Lake Mead Rose in August Thanks to Las Vegas Rains, But by a Drop in the Bucket

Posted on: September 14, 2022, 09:47h. 

Last updated on: September 15, 2022, 01:03h.

Monsoonal Las Vegas rains helped boost Lake Mead’s height 3 feet in August, according to US Bureau of Reclamation data. However, after falling more than than 27 feet since the year began, that’s just a drop in the nation’s largest bucket of water.

Lake Mead water line sign drought
A sign showing the location of Lake Mead’s 2002 water level serves as a dramatic illustration of the Southwest’s current water crisis. (Image: abcnews.go.com)

Las Vegas got 0.61 inches of rain in August, about double the 30-year average.
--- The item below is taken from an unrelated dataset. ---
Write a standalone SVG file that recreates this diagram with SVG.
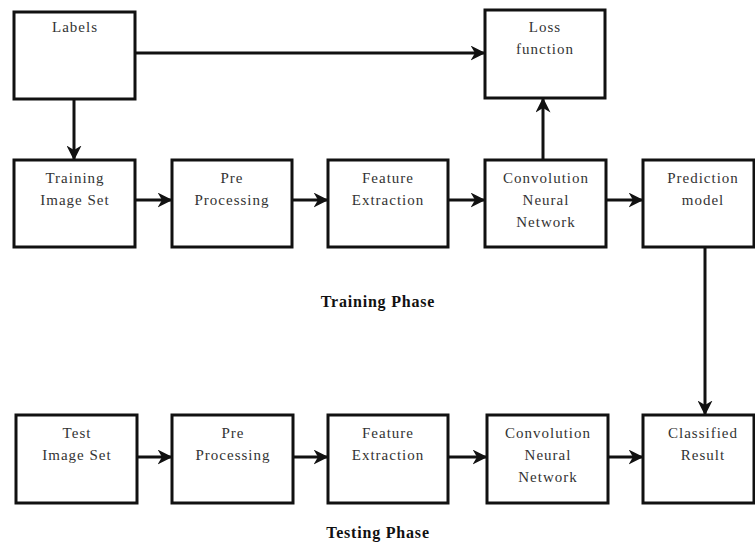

This has helped Lake Mead rise to 1,044.28 feet above sea level — about 2.5 feet higher than projected.

According to the Bureau of Reclamation, 1.6 feet of that rise came from flood channels feeding Lake Mead 112,000 acre-feet more water than expected. The other .9 feet came from the 67,000 fewer acre-feet of water Hoover Dam was asked to release to California and Arizona, since rains there reduced the need to irrigate.

Reduced evaporation because of higher-than-normal humidity also played a role.

No Singing in the Rain

A small August bump in the reservoir is not unusual. According to the R-J  report, it’s happened during 16 of the past 23 years. In one year, it buoyed the lake by 6 feet.

But the megadrought gripping the Southwest for over two decades is caused by decreased spring snowmelt from the western Rocky Mountains. And this is caused by a climate that continues to grow hotter and drier. So a tiny reversal in that drought from rainstorms during one month each year cannot counteract the larger trend.

“Compared to reservoir size, contribution from rainfall is relatively small,” said Sajjad Ahmad, chair of UNLV’s civil and environmental engineering department, to the Las Vegas Review-Journal. “This monsoon season will not result in any meaningful changes in the long-term trend of declining water levels in Lake Mead.”

The National Oceanic and Atmospheric Administration forecasts a fall season for most of the upper basin that’s even hotter and drier than the new normal, with a 40% to 50% chance of lower-than-average rainfall in Utah, Colorado, Wyoming, and New Mexico.

And of the rain that does fall, much of it will evaporate instead of adding to the much-needed snowpack.

Like a Dam Over Troubled Water

Lake Mead’s water level has dropped to a historic low as the Southwest experiences what one recent UCLA study called its “most severe megadrought in 1,200 years.” Even with the new water bump, the nation’s largest reservoir, part of a system providing water to more than 40 million residents of the US Southwest, is still only 27% filled.

The surface of Lake Mead now sits about 170 feet lower than in early 2000. The latest projections from the Bureau of Reclamation show it dropping another 30 feet to 1,013.7 feet by July 2024.

These projections triggered another series of mandated water cuts for Nevada and Arizona. On top of those cuts, the federal government has asked the seven Colorado basin states supplied by Lake Mead to provide plans for 30% further reductions starting next year.